[Exercise objective]
Below are some records; repeat them all exactly, minus the pictures.

_____

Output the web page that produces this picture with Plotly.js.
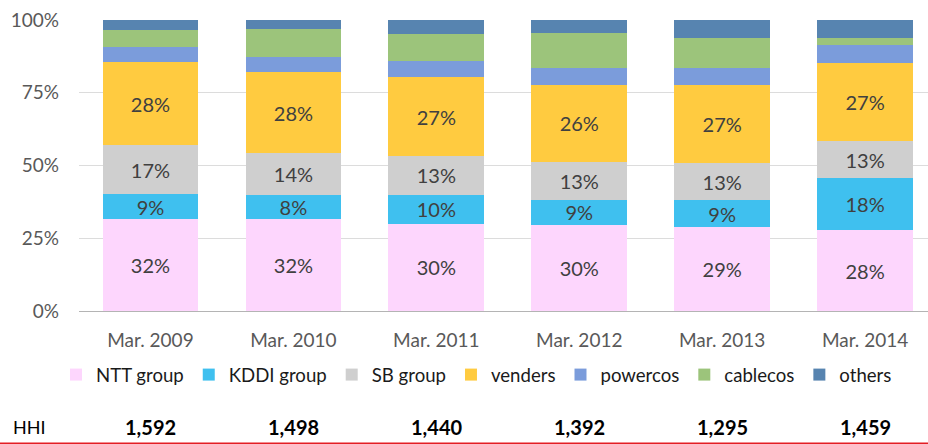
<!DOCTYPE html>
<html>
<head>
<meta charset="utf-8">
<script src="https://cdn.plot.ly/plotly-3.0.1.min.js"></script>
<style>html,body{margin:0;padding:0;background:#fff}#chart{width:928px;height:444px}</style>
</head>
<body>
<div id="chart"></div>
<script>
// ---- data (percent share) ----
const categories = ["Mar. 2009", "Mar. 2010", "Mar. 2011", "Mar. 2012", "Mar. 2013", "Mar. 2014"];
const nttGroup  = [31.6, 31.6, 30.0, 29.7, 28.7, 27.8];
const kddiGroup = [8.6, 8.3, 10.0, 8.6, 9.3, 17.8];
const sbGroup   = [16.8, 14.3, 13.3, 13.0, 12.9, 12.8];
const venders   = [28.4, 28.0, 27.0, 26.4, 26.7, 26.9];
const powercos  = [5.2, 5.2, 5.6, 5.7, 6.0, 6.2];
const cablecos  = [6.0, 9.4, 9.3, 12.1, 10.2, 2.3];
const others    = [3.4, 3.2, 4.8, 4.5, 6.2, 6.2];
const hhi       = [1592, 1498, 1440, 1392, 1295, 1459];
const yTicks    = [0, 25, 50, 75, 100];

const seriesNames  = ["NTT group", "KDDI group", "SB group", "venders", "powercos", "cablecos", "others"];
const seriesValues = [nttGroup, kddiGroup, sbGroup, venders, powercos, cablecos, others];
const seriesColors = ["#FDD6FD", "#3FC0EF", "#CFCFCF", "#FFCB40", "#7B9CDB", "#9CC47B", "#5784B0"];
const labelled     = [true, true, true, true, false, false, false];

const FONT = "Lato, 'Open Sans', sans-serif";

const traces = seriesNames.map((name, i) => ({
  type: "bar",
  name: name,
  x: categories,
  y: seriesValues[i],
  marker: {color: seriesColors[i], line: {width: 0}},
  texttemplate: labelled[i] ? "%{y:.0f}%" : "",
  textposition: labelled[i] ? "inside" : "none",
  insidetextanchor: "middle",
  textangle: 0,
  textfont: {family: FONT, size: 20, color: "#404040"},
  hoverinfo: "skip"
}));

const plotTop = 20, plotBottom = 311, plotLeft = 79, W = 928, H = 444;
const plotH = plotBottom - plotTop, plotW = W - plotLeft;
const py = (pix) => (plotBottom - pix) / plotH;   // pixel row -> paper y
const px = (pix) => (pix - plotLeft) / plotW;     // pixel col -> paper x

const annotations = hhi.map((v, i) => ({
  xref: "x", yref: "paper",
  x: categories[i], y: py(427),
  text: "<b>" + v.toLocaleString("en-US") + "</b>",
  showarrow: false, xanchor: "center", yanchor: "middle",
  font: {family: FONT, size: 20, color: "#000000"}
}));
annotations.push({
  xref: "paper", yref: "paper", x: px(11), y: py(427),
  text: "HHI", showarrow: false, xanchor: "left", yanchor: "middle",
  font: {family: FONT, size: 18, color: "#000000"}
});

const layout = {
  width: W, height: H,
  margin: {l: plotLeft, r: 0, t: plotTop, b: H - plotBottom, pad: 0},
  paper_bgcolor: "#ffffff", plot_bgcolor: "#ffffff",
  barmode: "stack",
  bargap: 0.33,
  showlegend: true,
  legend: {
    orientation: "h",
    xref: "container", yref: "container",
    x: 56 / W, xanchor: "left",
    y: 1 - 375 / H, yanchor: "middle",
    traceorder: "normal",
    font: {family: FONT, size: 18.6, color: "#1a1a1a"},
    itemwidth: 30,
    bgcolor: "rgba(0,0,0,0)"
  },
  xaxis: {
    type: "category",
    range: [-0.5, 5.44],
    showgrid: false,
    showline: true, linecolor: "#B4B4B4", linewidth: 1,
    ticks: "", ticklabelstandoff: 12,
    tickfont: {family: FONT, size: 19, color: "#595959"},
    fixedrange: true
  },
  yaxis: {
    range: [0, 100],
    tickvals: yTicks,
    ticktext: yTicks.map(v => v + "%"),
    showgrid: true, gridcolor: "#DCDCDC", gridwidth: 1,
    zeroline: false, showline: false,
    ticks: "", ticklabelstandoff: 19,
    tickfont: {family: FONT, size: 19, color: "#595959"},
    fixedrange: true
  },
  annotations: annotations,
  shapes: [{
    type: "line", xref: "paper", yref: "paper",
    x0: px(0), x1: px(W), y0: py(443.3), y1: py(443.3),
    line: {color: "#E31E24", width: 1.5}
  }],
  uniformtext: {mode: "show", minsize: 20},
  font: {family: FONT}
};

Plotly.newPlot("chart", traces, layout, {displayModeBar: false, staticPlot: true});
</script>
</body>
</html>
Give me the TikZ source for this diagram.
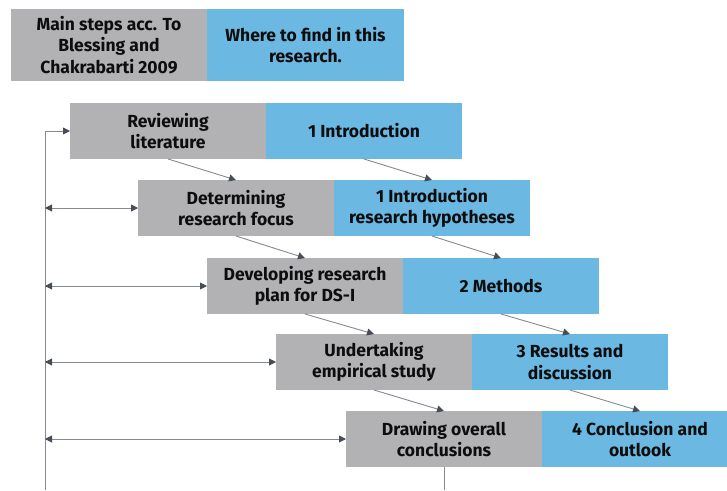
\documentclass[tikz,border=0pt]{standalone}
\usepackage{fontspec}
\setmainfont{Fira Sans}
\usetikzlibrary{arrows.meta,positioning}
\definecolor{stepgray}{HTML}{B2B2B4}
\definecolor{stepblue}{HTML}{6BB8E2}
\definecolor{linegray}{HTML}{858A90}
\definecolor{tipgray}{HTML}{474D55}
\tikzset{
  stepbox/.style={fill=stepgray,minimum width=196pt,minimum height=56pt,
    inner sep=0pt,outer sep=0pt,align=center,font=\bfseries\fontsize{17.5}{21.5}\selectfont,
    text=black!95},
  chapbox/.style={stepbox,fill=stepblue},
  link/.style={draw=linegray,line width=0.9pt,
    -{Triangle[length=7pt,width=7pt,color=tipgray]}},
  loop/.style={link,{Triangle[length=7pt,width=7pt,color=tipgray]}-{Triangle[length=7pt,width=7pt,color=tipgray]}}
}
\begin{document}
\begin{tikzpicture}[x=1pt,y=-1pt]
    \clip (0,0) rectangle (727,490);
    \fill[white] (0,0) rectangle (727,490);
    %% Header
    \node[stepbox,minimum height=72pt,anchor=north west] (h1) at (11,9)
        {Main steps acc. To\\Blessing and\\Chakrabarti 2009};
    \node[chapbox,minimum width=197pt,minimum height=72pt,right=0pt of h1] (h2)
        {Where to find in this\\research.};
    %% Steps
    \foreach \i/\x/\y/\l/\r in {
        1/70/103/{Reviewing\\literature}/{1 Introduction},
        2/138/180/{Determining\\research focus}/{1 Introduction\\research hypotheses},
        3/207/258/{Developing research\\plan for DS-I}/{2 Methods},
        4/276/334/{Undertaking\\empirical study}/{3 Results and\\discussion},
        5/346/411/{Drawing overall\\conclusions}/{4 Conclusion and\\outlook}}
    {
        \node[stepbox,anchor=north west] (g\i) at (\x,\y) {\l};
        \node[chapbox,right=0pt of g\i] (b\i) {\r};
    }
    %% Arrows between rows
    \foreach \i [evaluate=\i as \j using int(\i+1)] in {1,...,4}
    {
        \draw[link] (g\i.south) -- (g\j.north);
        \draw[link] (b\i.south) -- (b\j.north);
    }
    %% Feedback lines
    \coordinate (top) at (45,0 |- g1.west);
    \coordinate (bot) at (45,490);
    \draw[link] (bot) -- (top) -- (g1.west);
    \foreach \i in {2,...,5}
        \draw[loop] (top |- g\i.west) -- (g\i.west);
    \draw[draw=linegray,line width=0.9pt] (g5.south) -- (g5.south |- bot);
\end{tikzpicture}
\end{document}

_____

[Answer in full]
Output the web page that produces this picture with Plotly.js.
<!DOCTYPE html>
<html>
<head>
<meta charset="utf-8">
<script src="https://cdn.plot.ly/plotly-3.0.1.min.js"></script>
<style>html,body{margin:0;padding:0;background:#fff}#chart{width:928px;height:444px}</style>
</head>
<body>
<div id="chart"></div>
<script>
// ---- data (percent share) ----
const categories = ["Mar. 2009", "Mar. 2010", "Mar. 2011", "Mar. 2012", "Mar. 2013", "Mar. 2014"];
const nttGroup  = [31.6, 31.6, 30.0, 29.7, 28.7, 27.8];
const kddiGroup = [8.6, 8.3, 10.0, 8.6, 9.3, 17.8];
const sbGroup   = [16.8, 14.3, 13.3, 13.0, 12.9, 12.8];
const venders   = [28.4, 28.0, 27.0, 26.4, 26.7, 26.9];
const powercos  = [5.2, 5.2, 5.6, 5.7, 6.0, 6.2];
const cablecos  = [6.0, 9.4, 9.3, 12.1, 10.2, 2.3];
const others    = [3.4, 3.2, 4.8, 4.5, 6.2, 6.2];
const hhi       = [1592, 1498, 1440, 1392, 1295, 1459];
const yTicks    = [0, 25, 50, 75, 100];

const seriesNames  = ["NTT group", "KDDI group", "SB group", "venders", "powercos", "cablecos", "others"];
const seriesValues = [nttGroup, kddiGroup, sbGroup, venders, powercos, cablecos, others];
const seriesColors = ["#FDD6FD", "#3FC0EF", "#CFCFCF", "#FFCB40", "#7B9CDB", "#9CC47B", "#5784B0"];
const labelled     = [true, true, true, true, false, false, false];

const FONT = "Lato, 'Open Sans', sans-serif";

const traces = seriesNames.map((name, i) => ({
  type: "bar",
  name: name,
  x: categories,
  y: seriesValues[i],
  marker: {color: seriesColors[i], line: {width: 0}},
  texttemplate: labelled[i] ? "%{y:.0f}%" : "",
  textposition: labelled[i] ? "inside" : "none",
  insidetextanchor: "middle",
  textangle: 0,
  textfont: {family: FONT, size: 20, color: "#404040"},
  hoverinfo: "skip"
}));

const plotTop = 20, plotBottom = 311, plotLeft = 79, W = 928, H = 444;
const plotH = plotBottom - plotTop, plotW = W - plotLeft;
const py = (pix) => (plotBottom - pix) / plotH;   // pixel row -> paper y
const px = (pix) => (pix - plotLeft) / plotW;     // pixel col -> paper x

const annotations = hhi.map((v, i) => ({
  xref: "x", yref: "paper",
  x: categories[i], y: py(427),
  text: "<b>" + v.toLocaleString("en-US") + "</b>",
  showarrow: false, xanchor: "center", yanchor: "middle",
  font: {family: FONT, size: 20, color: "#000000"}
}));
annotations.push({
  xref: "paper", yref: "paper", x: px(11), y: py(427),
  text: "HHI", showarrow: false, xanchor: "left", yanchor: "middle",
  font: {family: FONT, size: 18, color: "#000000"}
});

const layout = {
  width: W, height: H,
  margin: {l: plotLeft, r: 0, t: plotTop, b: H - plotBottom, pad: 0},
  paper_bgcolor: "#ffffff", plot_bgcolor: "#ffffff",
  barmode: "stack",
  bargap: 0.33,
  showlegend: true,
  legend: {
    orientation: "h",
    xref: "container", yref: "container",
    x: 56 / W, xanchor: "left",
    y: 1 - 375 / H, yanchor: "middle",
    traceorder: "normal",
    font: {family: FONT, size: 18.6, color: "#1a1a1a"},
    itemwidth: 30,
    bgcolor: "rgba(0,0,0,0)"
  },
  xaxis: {
    type: "category",
    range: [-0.5, 5.44],
    showgrid: false,
    showline: true, linecolor: "#B4B4B4", linewidth: 1,
    ticks: "", ticklabelstandoff: 12,
    tickfont: {family: FONT, size: 19, color: "#595959"},
    fixedrange: true
  },
  yaxis: {
    range: [0, 100],
    tickvals: yTicks,
    ticktext: yTicks.map(v => v + "%"),
    showgrid: true, gridcolor: "#DCDCDC", gridwidth: 1,
    zeroline: false, showline: false,
    ticks: "", ticklabelstandoff: 19,
    tickfont: {family: FONT, size: 19, color: "#595959"},
    fixedrange: true
  },
  annotations: annotations,
  shapes: [{
    type: "line", xref: "paper", yref: "paper",
    x0: px(0), x1: px(W), y0: py(443.3), y1: py(443.3),
    line: {color: "#E31E24", width: 1.5}
  }],
  uniformtext: {mode: "show", minsize: 20},
  font: {family: FONT}
};

Plotly.newPlot("chart", traces, layout, {displayModeBar: false, staticPlot: true});
</script>
</body>
</html>
Give me the TikZ source for this diagram.
\documentclass[tikz,border=0pt]{standalone}
\usepackage{fontspec}
\setmainfont{Fira Sans}
\usetikzlibrary{arrows.meta,positioning}
\definecolor{stepgray}{HTML}{B2B2B4}
\definecolor{stepblue}{HTML}{6BB8E2}
\definecolor{linegray}{HTML}{858A90}
\definecolor{tipgray}{HTML}{474D55}
\tikzset{
  stepbox/.style={fill=stepgray,minimum width=196pt,minimum height=56pt,
    inner sep=0pt,outer sep=0pt,align=center,font=\bfseries\fontsize{17.5}{21.5}\selectfont,
    text=black!95},
  chapbox/.style={stepbox,fill=stepblue},
  link/.style={draw=linegray,line width=0.9pt,
    -{Triangle[length=7pt,width=7pt,color=tipgray]}},
  loop/.style={link,{Triangle[length=7pt,width=7pt,color=tipgray]}-{Triangle[length=7pt,width=7pt,color=tipgray]}}
}
\begin{document}
\begin{tikzpicture}[x=1pt,y=-1pt]
    \clip (0,0) rectangle (727,490);
    \fill[white] (0,0) rectangle (727,490);
    %% Header
    \node[stepbox,minimum height=72pt,anchor=north west] (h1) at (11,9)
        {Main steps acc. To\\Blessing and\\Chakrabarti 2009};
    \node[chapbox,minimum width=197pt,minimum height=72pt,right=0pt of h1] (h2)
        {Where to find in this\\research.};
    %% Steps
    \foreach \i/\x/\y/\l/\r in {
        1/70/103/{Reviewing\\literature}/{1 Introduction},
        2/138/180/{Determining\\research focus}/{1 Introduction\\research hypotheses},
        3/207/258/{Developing research\\plan for DS-I}/{2 Methods},
        4/276/334/{Undertaking\\empirical study}/{3 Results and\\discussion},
        5/346/411/{Drawing overall\\conclusions}/{4 Conclusion and\\outlook}}
    {
        \node[stepbox,anchor=north west] (g\i) at (\x,\y) {\l};
        \node[chapbox,right=0pt of g\i] (b\i) {\r};
    }
    %% Arrows between rows
    \foreach \i [evaluate=\i as \j using int(\i+1)] in {1,...,4}
    {
        \draw[link] (g\i.south) -- (g\j.north);
        \draw[link] (b\i.south) -- (b\j.north);
    }
    %% Feedback lines
    \coordinate (top) at (45,0 |- g1.west);
    \coordinate (bot) at (45,490);
    \draw[link] (bot) -- (top) -- (g1.west);
    \foreach \i in {2,...,5}
        \draw[loop] (top |- g\i.west) -- (g\i.west);
    \draw[draw=linegray,line width=0.9pt] (g5.south) -- (g5.south |- bot);
\end{tikzpicture}
\end{document}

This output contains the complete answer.